American Psychiatric Press Globally Respected
Having APPI affords several benefits to the Association. Publishing (APPI and the APA journals) accounted for $25.8 million in revenue last year. Just as important as the dollars is the ownership and control of the intellectual property. The APA and APPI journals and books are peer reviewed and professionally edited. In addition, APPI also manages the price to keep the journals affordable to libraries and public institutions and provides reasonable prices and discounts to APA members. Of course, U.S. and Canadian members receive the American Journal of Psychiatry (AJP) and Psychiatric News as a member benefit and can also get a free subscription to Psychiatric Services by request.
In the past decade, many of the commercial publishers that were APPI’s competitors have disappeared as the publishing industry consolidated into a few large conglomerates. Almost all of the commercial publishing in medicine is controlled by Elsevier and Wolters Kluwer International. These companies have been concentrating primarily on journals and a handful of major textbooks. They have raised the subscription prices to the point that libraries have had to cut back on the number of titles to which they subscribe. By way of comparison, the library rate for AJP is $399 a year, while Biological Psychiatry, published by Elsevier, is $1,864.
Still, publishing is highly competitive, and APPI must play within the larger publishing community. APPI pays competitive royalties to its authors and attends the major publishing conferences including the American Medical Publishers Association, American Association of University Presses, and others to keep abreast of the trends. It also attends the Frankfurt Book Fair each fall to sell translation rights to its titles. Translations now account for nearly $500,000 of revenue each year.
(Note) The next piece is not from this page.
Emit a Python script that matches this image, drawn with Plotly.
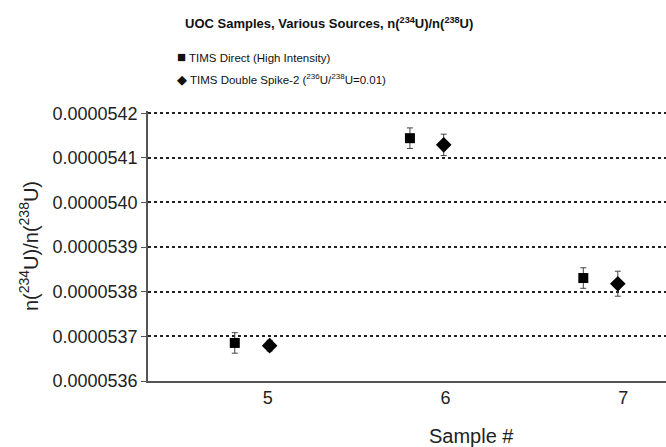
import plotly.graph_objects as go

samples = [5, 6, 7]
direct_x = [4.815, 5.80, 6.775]
direct_vals = [5.36853e-5, 5.41441e-5, 5.38307e-5]
direct_err = [2.3e-8, 2.3e-8, 2.3e-8]
spike_x = [5.011, 5.99, 6.969]
spike_vals = [5.36792e-5, 5.41291e-5, 5.38180e-5]
spike_err = [1.2e-8, 2.4e-8, 2.8e-8]
ytick_vals = [5.36e-5, 5.37e-5, 5.38e-5, 5.39e-5, 5.40e-5, 5.41e-5, 5.42e-5]
ytick_text = ["0.0000536", "0.0000537", "0.0000538", "0.0000539", "0.0000540", "0.0000541", "0.0000542"]

FONT = "Arial, Liberation Sans, sans-serif"
err_style = dict(type="data", visible=True, color="#444", thickness=1, width=3)

fig = go.Figure()
fig.add_trace(go.Scatter(
    x=direct_x, y=direct_vals, mode="markers",
    marker=dict(symbol="square", size=10, color="black"),
    error_y=dict(array=direct_err, **err_style),
    name="TIMS Direct (High Intensity)", showlegend=False))
fig.add_trace(go.Scatter(
    x=spike_x, y=spike_vals, mode="markers",
    marker=dict(symbol="diamond", size=12, color="black"),
    error_y=dict(array=spike_err, **err_style),
    name="TIMS Double Spike-2", showlegend=False))

y_top = 5.42e-5 + 0.05e-7
top_px = 113 - 0.05 * 44.68
plot_h = 447 - top_px - 65.5

fig.update_layout(
    width=666, height=447,
    margin=dict(l=147.5, r=0, t=top_px, b=65.5),
    paper_bgcolor="white", plot_bgcolor="white",
    font=dict(family=FONT, color="#222"),
    xaxis=dict(range=[4.327, 7.240], tickvals=samples, ticktext=[str(s) for s in samples],
               showgrid=False, zeroline=False, showline=True, linecolor="#555", linewidth=1.5,
               ticks="", tickfont=dict(size=18, color="#222")),
    yaxis=dict(range=[5.36e-5, y_top], tickvals=ytick_vals, ticktext=ytick_text,
               showgrid=True, gridcolor="#222", gridwidth=1.5, griddash="dot",
               zeroline=False, showline=True, linecolor="#555", linewidth=1.5,
               ticks="outside", ticklen=5, tickcolor="#555", tickwidth=1.2,
               tickfont=dict(size=18, color="#222"),
               title=dict(text="n(<sup>234</sup>U)/n(<sup>238</sup>U)", font=dict(size=20, color="#222"), standoff=9)),
    annotations=[
        dict(text="<b>UOC Samples, Various Sources, n(<sup>234</sup>U)/n(<sup>238</sup>U)</b>",
             xref="paper", yref="paper", x=(329 - 147.5) / 518.5, y=1 + (top_px - 23) / plot_h,
             xanchor="center", yanchor="middle", showarrow=False, font=dict(size=13, color="#111")),
        dict(text="<span style='font-size:15px'>■</span> TIMS Direct (High Intensity)",
             xref="paper", yref="paper", x=(175 - 147.5) / 518.5, y=1 + (top_px - 56) / plot_h,
             xanchor="left", yanchor="middle", showarrow=False, font=dict(size=11.5, color="#111")),
        dict(text="<span style='font-size:13px'>◆</span> TIMS Double Spike-2 (<sup>236</sup>U/<sup>238</sup>U=0.01)",
             xref="paper", yref="paper", x=(175 - 147.5) / 518.5, y=1 + (top_px - 79) / plot_h,
             xanchor="left", yanchor="middle", showarrow=False, font=dict(size=11.5, color="#111")),
        dict(text="Sample #", xref="paper", yref="paper", x=(471 - 147.5) / 518.5,
             y=-(437 - 381.5) / plot_h, xanchor="center", yanchor="middle", showarrow=False,
             font=dict(size=20, color="#222")),
    ],
)

fig.write_html("out.html", config={"displayModeBar": False},
               post_script="document.body.style.margin='0';document.body.style.overflow='hidden';")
Publishing in the 21st century is changing dramatically with the growth of the Internet. The APA and APPI journals (the latter include Academic Psychiatry, American Journal of Geriatric Psychiatry, Journal of Neuropsychiatry, and Psychosomatics) are online at www.psychiatryonline.org. These sites are managed by Stanford University’s HighWire Press, which also manages more than 300 scholarly journals in medicine and the physical sciences. Electronic publishing poses a number of opportunities, but also has some risk. Managing subscription prices in a world where users increasingly rely on libraries rather than personal subscriptions and figuring out where the future of advertising lies are but two of the challenges.
APPI is a not-for-profit organization, much like a university press. It is wholly owned by APA and must, by its charter, contribute to the goals and mission of its parent organization. It has 79 staff—41 work on the editorial side, and 38 handle the business aspects, including marketing, advertising, and order fulfillment. Although most scholarly societies publish a journal or two, few have a separate company to publish books. APPI also publishes journals for three of the psychiatric subspecialties.
At APA’s 2002 annual meeting, APPI honored three members responsible for its growth and success: Melvin Sabshin, M.D., founding chair of the APPI Board; Shervert Frazier, M.D., founding editor in chief; and Carol Nadelson, M.D., APPI’s first chief executive officer. We owe them a debt of gratitude.
In future columns I will address some of the details of publishing, such as how books are priced and how APA members can be published by APPI.